Oct 23, 2014
As the Supreme Court began this year’s term, it chose not to hear appeals of a number of lower court cases that had thrown out certain state laws upholding marriage as between one man and one woman. The decision not to hear these cases was a cause of disappointment by some who hoped the Supreme Court would reverse these decisions. With the beating defenders of traditional marriage have taken in the courts in recent years it is understandable for defenders of marriage to hope the Supreme Court may throw a lifeline and at least permit those states that want to preserve marriage to do so. However, while the Supreme Court has yet to rule on whether a state may limit marriage under the law to one man and one woman, a reading of the Supreme Court’s 2013 decision striking down a portion of the Federal Defense of Marriage Act or “DOMA” reveals that the hoped for reprieve for marriage from the Supreme Court is most unlikely to be forthcoming. At least from the current makeup of the Court.

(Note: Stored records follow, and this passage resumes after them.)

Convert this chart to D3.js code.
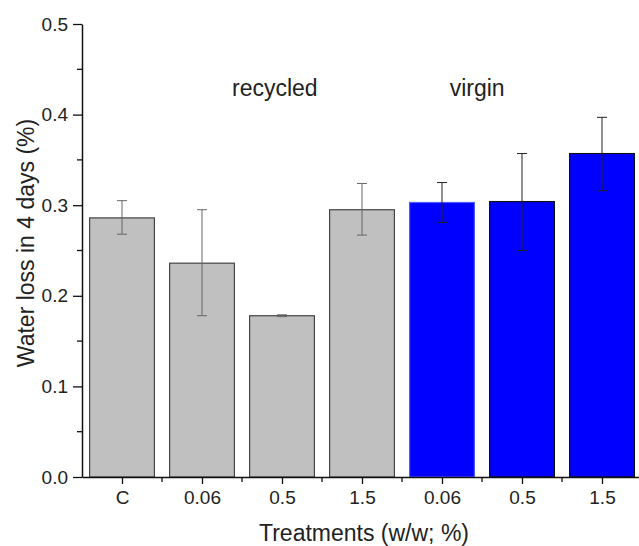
<!DOCTYPE html>
<html>
<head>
<meta charset="utf-8">
<script src="https://cdn.jsdelivr.net/npm/d3@7"></script>
<style>
  body { margin: 0; background: #fff; }
  text { font-family: "Liberation Sans", Arial, sans-serif; fill: #222; }
</style>
</head>
<body>
<script>
var w = 639, h = 546;

// data
var categories = ["C", "0.06", "0.5", "1.5", "0.06", "0.5", "1.5"];
var groups = ["recycled", "recycled", "recycled", "recycled", "virgin", "virgin", "virgin"];
var means = [0.286, 0.236, 0.178, 0.295, 0.303, 0.304, 0.357];
var errLow = [0.268, 0.178, 0.177, 0.267, 0.281, 0.250, 0.316];
var errHigh = [0.305, 0.295, 0.179, 0.324, 0.325, 0.357, 0.397];
var yTicks = [0, 0.1, 0.2, 0.3, 0.4, 0.5];
var groupLabels = [{name: "recycled", at: 2.91}, {name: "virgin", at: 5.44}];

var rows = means.map(function(m, i) {
  return {i: i, cat: categories[i], group: groups[i], mean: m, lo: errLow[i], hi: errHigh[i]};
});

var margin = {left: 82, top: 24, right: 0, bottom: 69};
var x0 = margin.left, x1 = 642, y0 = h - margin.bottom, y1 = margin.top;

var svg = d3.select("body").append("svg").attr("width", w).attr("height", h);

// x as a linear scale from 0.5 to 7.5 like the original plot
var x = d3.scaleLinear().domain([0.5, 7.5]).range([x0, x1]);
var y = d3.scaleLinear().domain([0, 0.5]).range([y0, y1]);
var barW = 0.81;

var fill = {recycled: "#c0c0c0", virgin: "#0000ff"};

// bars
svg.selectAll("rect.bar")
  .data(rows)
  .enter()
  .append("rect")
  .attr("class", "bar")
  .attr("x", function(d) { return x(d.i + 1 - barW / 2); })
  .attr("width", function(d) { return x(d.i + 1 + barW / 2) - x(d.i + 1 - barW / 2); })
  .attr("y", function(d) { return y(d.mean); })
  .attr("height", function(d) { return y(0) - y(d.mean); })
  .attr("fill", function(d) { return fill[d.group]; })
  .attr("stroke", function(d) { return d.i == 4 ? "#4a5cff" : (d.group == "virgin" ? "#111" : "#444"); })
  .attr("stroke-width", 1.2);

// error bars
var err = svg.selectAll("g.err")
  .data(rows)
  .enter()
  .append("g")
  .attr("class", "err")
  .attr("stroke", function(d) { return d.group == "virgin" ? "#222" : "#666"; })
  .attr("stroke-width", 1);
err.append("line")
  .attr("x1", function(d) { return x(d.i + 1); })
  .attr("x2", function(d) { return x(d.i + 1); })
  .attr("y1", function(d) { return y(d.lo); })
  .attr("y2", function(d) { return y(d.hi); });
err.append("line")
  .attr("x1", function(d) { return x(d.i + 1) - 5; })
  .attr("x2", function(d) { return x(d.i + 1) + 5; })
  .attr("y1", function(d) { return y(d.hi); })
  .attr("y2", function(d) { return y(d.hi); });
err.append("line")
  .attr("x1", function(d) { return x(d.i + 1) - 5; })
  .attr("x2", function(d) { return x(d.i + 1) + 5; })
  .attr("y1", function(d) { return y(d.lo); })
  .attr("y2", function(d) { return y(d.lo); });

// y axis with minor ticks
var yAxis = d3.axisLeft(y).tickValues(yTicks).tickFormat(d3.format(".1f")).tickSize(9).tickSizeOuter(0).tickPadding(5);
var gy = svg.append("g").attr("transform", "translate(" + x0 + ",0)").call(yAxis);
gy.selectAll(".tick line").attr("stroke", "#111").attr("stroke-width", 1.3);
gy.selectAll("text").style("font-size", "19px").attr("fill", "#222");
gy.select(".domain").attr("stroke", "#111").attr("stroke-width", 1.5);
gy.selectAll("line.minor")
  .data(d3.range(0.05, 0.5, 0.1))
  .enter()
  .append("line")
  .attr("class", "minor")
  .attr("x1", -5).attr("x2", 0)
  .attr("y1", function(d) { return y(d); })
  .attr("y2", function(d) { return y(d); })
  .attr("stroke", "#111").attr("stroke-width", 1.3);

// x axis
var xAxis = d3.axisBottom(x).tickValues(d3.range(1, 8)).tickFormat(function(d) { return categories[d - 1]; })
  .tickSize(7).tickSizeOuter(0).tickPadding(7);
var gx = svg.append("g").attr("transform", "translate(0," + y0 + ")").call(xAxis);
gx.selectAll(".tick line").attr("stroke", "#111").attr("stroke-width", 1.3);
gx.selectAll("text").style("font-size", "19px").attr("fill", "#222");
gx.select(".domain").attr("stroke", "#111").attr("stroke-width", 1.5);
gx.selectAll("line.minor")
  .data(d3.range(1.5, 7.5, 1))
  .enter()
  .append("line")
  .attr("class", "minor")
  .attr("x1", function(d) { return x(d); })
  .attr("x2", function(d) { return x(d); })
  .attr("y1", 0).attr("y2", 5)
  .attr("stroke", "#111").attr("stroke-width", 1.3);

// group labels
svg.selectAll("text.group")
  .data(groupLabels)
  .enter()
  .append("text")
  .attr("class", "group")
  .attr("x", function(d) { return x(d.at); })
  .attr("y", 96)
  .attr("text-anchor", "middle")
  .style("font-size", "23px")
  .text(function(d) { return d.name; });

// axis titles
svg.append("text")
  .attr("x", 364).attr("y", 541)
  .attr("text-anchor", "middle")
  .style("font-size", "23px")
  .text("Treatments (w/w; %)");

svg.append("text")
  .attr("transform", "translate(34,243) rotate(-90)")
  .attr("text-anchor", "middle")
  .style("font-size", "23px")
  .text("Water loss in 4 days (%)");
</script>
</body>
</html>
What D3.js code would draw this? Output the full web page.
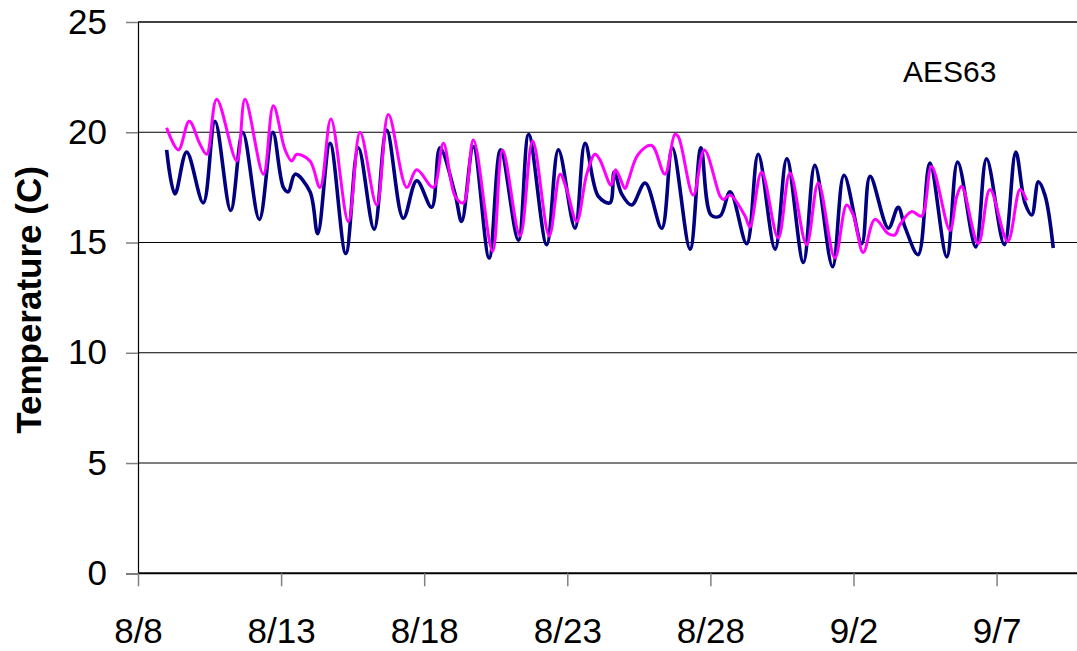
<!DOCTYPE html>
<html><head><meta charset="utf-8">
<script src="https://cdn.jsdelivr.net/npm/d3@7"></script>
<style>
html,body{margin:0;padding:0;background:#fff;}
svg{display:block;font-family:"Liberation Sans",Arial,sans-serif;}
</style></head>
<body><svg id="c" width="1077" height="651"></svg>
<script>
// x values: days after 8/8
const tickDays = [0,5,10,15,20,25,30];
const tickLabels = ["8/8","8/13","8/18","8/23","8/28","9/2","9/7"];
const yTicks = [0,5,10,15,20,25];

const navyDays = [1.00,1.29,1.70,2.28,2.69,3.24,3.66,4.24,4.71,5.08,5.25,5.49,6.01,6.28,6.71,7.26,7.70,8.25,8.69,9.27,9.74,10.26,10.55,11.08,11.31,11.72,12.27,12.67,13.29,13.65,14.28,14.69,15.27,15.62,16.08,16.49,16.64,16.90,17.25,17.72,18.30,18.67,19.29,19.67,20.02,20.34,20.69,21.27,21.67,22.26,22.67,23.25,23.65,24.27,24.67,25.29,25.58,26.22,26.56,26.80,27.26,27.67,28.26,28.64,29.27,29.65,30.27,30.67,30.99,31.23,31.46,31.69,31.98];
const navyTemps = [19.2,17.2,19.1,16.8,20.5,16.45,20.0,16.05,20.0,17.5,17.3,18.1,17.3,15.4,19.5,14.5,19.3,15.6,20.1,16.1,17.8,16.6,19.3,17.2,15.95,19.35,14.3,19.2,15.1,19.9,14.9,19.2,15.65,19.5,17.1,16.8,18.2,17.2,16.7,17.7,15.65,19.3,14.7,19.3,16.25,16.2,17.3,14.95,19.0,14.7,18.8,14.1,18.5,13.9,18.05,14.95,18.0,15.65,16.6,15.7,14.45,18.6,14.35,18.65,14.8,18.8,14.9,19.1,16.8,16.25,17.75,17.15,14.75];

const pinkDays = [1.00,1.41,1.79,2.17,2.40,2.75,3.45,3.74,4.38,4.73,5.14,5.37,5.55,6.01,6.36,6.74,7.35,7.76,8.34,8.75,9.39,9.74,10.32,10.67,11.08,11.37,11.72,12.39,12.74,13.35,13.79,14.37,14.75,14.98,15.33,15.68,15.97,16.14,16.53,16.69,17.02,17.13,17.48,17.95,18.41,18.76,18.88,19.40,19.79,20.34,20.45,20.69,21.21,21.38,21.79,22.37,22.78,23.36,23.77,24.35,24.76,24.99,25.34,25.75,26.22,26.45,26.62,27.03,27.38,27.73,28.37,28.61,28.78,29.36,29.77,30.39,30.82,31.05];
const pinkTemps = [20.2,19.2,20.5,19.45,19.0,21.5,18.7,21.5,18.1,21.2,19.2,18.7,19.0,18.7,17.5,20.6,15.95,20.0,16.7,20.8,17.5,18.3,17.5,19.5,17.1,16.8,19.65,14.6,19.2,15.3,19.6,15.3,18.1,17.4,15.95,18.1,19.0,18.75,17.6,18.3,17.45,17.8,19.0,19.4,18.1,19.9,19.8,17.15,19.2,17.1,16.95,17.15,16.2,15.7,18.2,15.2,18.15,14.9,17.7,14.3,16.7,16.25,14.55,16.05,15.4,15.35,15.8,16.4,16.2,18.45,15.55,17.1,17.55,14.95,17.4,15.05,17.4,16.9];

const svg = d3.select("#c");
const x = d3.scaleLinear().domain([0, 32.81]).range([138, 1077]);
const y = d3.scaleLinear().domain([0, 25]).range([573.3, 22]);

// gridlines
svg.append("g").selectAll("line").data(yTicks.filter(d=>d>0)).join("line")
  .attr("x1", 138).attr("x2", 1077)
  .attr("y1", d=>y(d)).attr("y2", d=>y(d))
  .attr("stroke", "#000").attr("stroke-width", d=>d===25?1.6:1.1);

// y axis
const yAxis = svg.append("g").attr("transform","translate(138,0)")
  .call(d3.axisLeft(y).tickValues(yTicks).tickSize(12).tickPadding(20).tickFormat(d3.format("d")));
yAxis.select(".domain").attr("stroke","#000").attr("stroke-width",1.2);
yAxis.selectAll(".tick line").attr("stroke","#808080").attr("stroke-width",1.5);
yAxis.selectAll(".tick text").attr("font-size",35).attr("fill","#000")
  .attr("font-family","'Liberation Sans',Arial,sans-serif").attr("x",-31);

// x axis
const xAxis = svg.append("g").attr("transform","translate(0,573.3)")
  .call(d3.axisBottom(x).tickValues(tickDays).tickSize(13).tickPadding(0)
    .tickFormat((d,i)=>tickLabels[i]));
xAxis.select(".domain").attr("stroke","#000").attr("stroke-width",2).attr("d","M138,0H1077");
xAxis.selectAll(".tick line").attr("stroke","#808080").attr("stroke-width",1.5);
xAxis.selectAll(".tick text").attr("font-size",35).attr("fill","#000")
  .attr("font-family","'Liberation Sans',Arial,sans-serif")
  .attr("dy",null).attr("y",70);

// lines
const line = d3.line().x(d=>x(d[0])).y(d=>y(d[1])).curve(d3.curveCatmullRom.alpha(0.5));
const navy = navyDays.map((d,i)=>[d, navyTemps[i]]);
const pink = pinkDays.map((d,i)=>[d, pinkTemps[i]]);
svg.append("path").attr("d", line(navy)).attr("fill","none")
  .attr("stroke","#000080").attr("stroke-width",3.6).attr("stroke-linejoin","round");
svg.append("path").attr("d", line(pink)).attr("fill","none")
  .attr("stroke","#FF00FF").attr("stroke-width",3).attr("stroke-linejoin","round");

// labels
svg.append("text").attr("transform","translate(41,300) rotate(-90)")
  .attr("text-anchor","middle").attr("font-size",35).attr("font-weight","bold")
  .text("Temperature (C)");
svg.append("text").attr("x",903).attr("y",82).attr("font-size",30).text("AES63");
</script></body></html>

It has been my experience that many who did not have the good fortune – or perhaps misfortune – to sit through a first year law school course on Constitutional Law are able to move through life with the comforting assumption that many of the most consequential decisions of the Supreme Court are based on something other than the subjective moral determinations of the justices. I still recall sitting in my classroom at Catholic University as the scales fell from my eyes reading such landmark cases as Griswold v. Connecticut (right to contraception) or Roe v. Wade (right to abortion), seeing the Court pull new “rights” out of thin air, and, with an audacity that would have made a roman emperor blush, announce their own moral views of what was right or just as somehow inherent in the words of the Constitution and not subject to legitimate civic disagreement.
Part of DOMA declared that, under Federal law, marriage would only mean the legal union of one man and one woman. In the 2013 case of United States v. Windsor, the Supreme Court, in declaring this portion of DOMA unconstitutional, held that those who voted for DOMA were motivated by a desire to harm couples in same-sex marriages. As Justice Antonin Scalia stated, in his strongly worded dissent in the case, the Court has formally declared anyone opposed to same-sex marriage as an enemy of human decency. Having already so held, is it realistic to believe the Supreme Court will find the various state legislators and voters who have enacted laws trying to uphold marriage to have done so with more admirable goals?
A thousand Supreme Courts cannot alter marriage as instituted by God no more than they can judicially modify the laws of gravity. However, as citizens of the United States, it is important to look to the future with open eyes. It is not just commentators and other shapers of public opinion who label those who uphold marriage as motivated by a desire to harm others. The position of the Church on this issue has already been declared beyond the pale of reasoned disagreement by the highest American court. To uphold traditional marriage is not to love marriage as given to us by God. To uphold traditional marriage is not to love those trapped in self-destructive behavior. By the words of the Supreme Court, to uphold traditional marriage is to want to harm those in a so-called same-sex-marriage and thus is not a legitimate basis for law. Those who stand by the Church’s teaching have been told they have no place at the table of the legislative process on this issue.
In his dissent Justice Scalia advised to wait for the other shoe, meaning state laws upholding marriage also being knocked down by the Court. Some, including Chief Justice John Roberts, have stated the Court has not gone as far as it may appear and give rise to the hope that state laws upholding marriage may have a chance at survival. Regardless of which is right, we have to face at least an immediate future where remaining true to the Church’s teaching is to be declared by law to want to harm others. The ramifications of this in so many areas of law remain to be seen but there should be no doubt that giving to God what is God’s will come at a price under the law for many.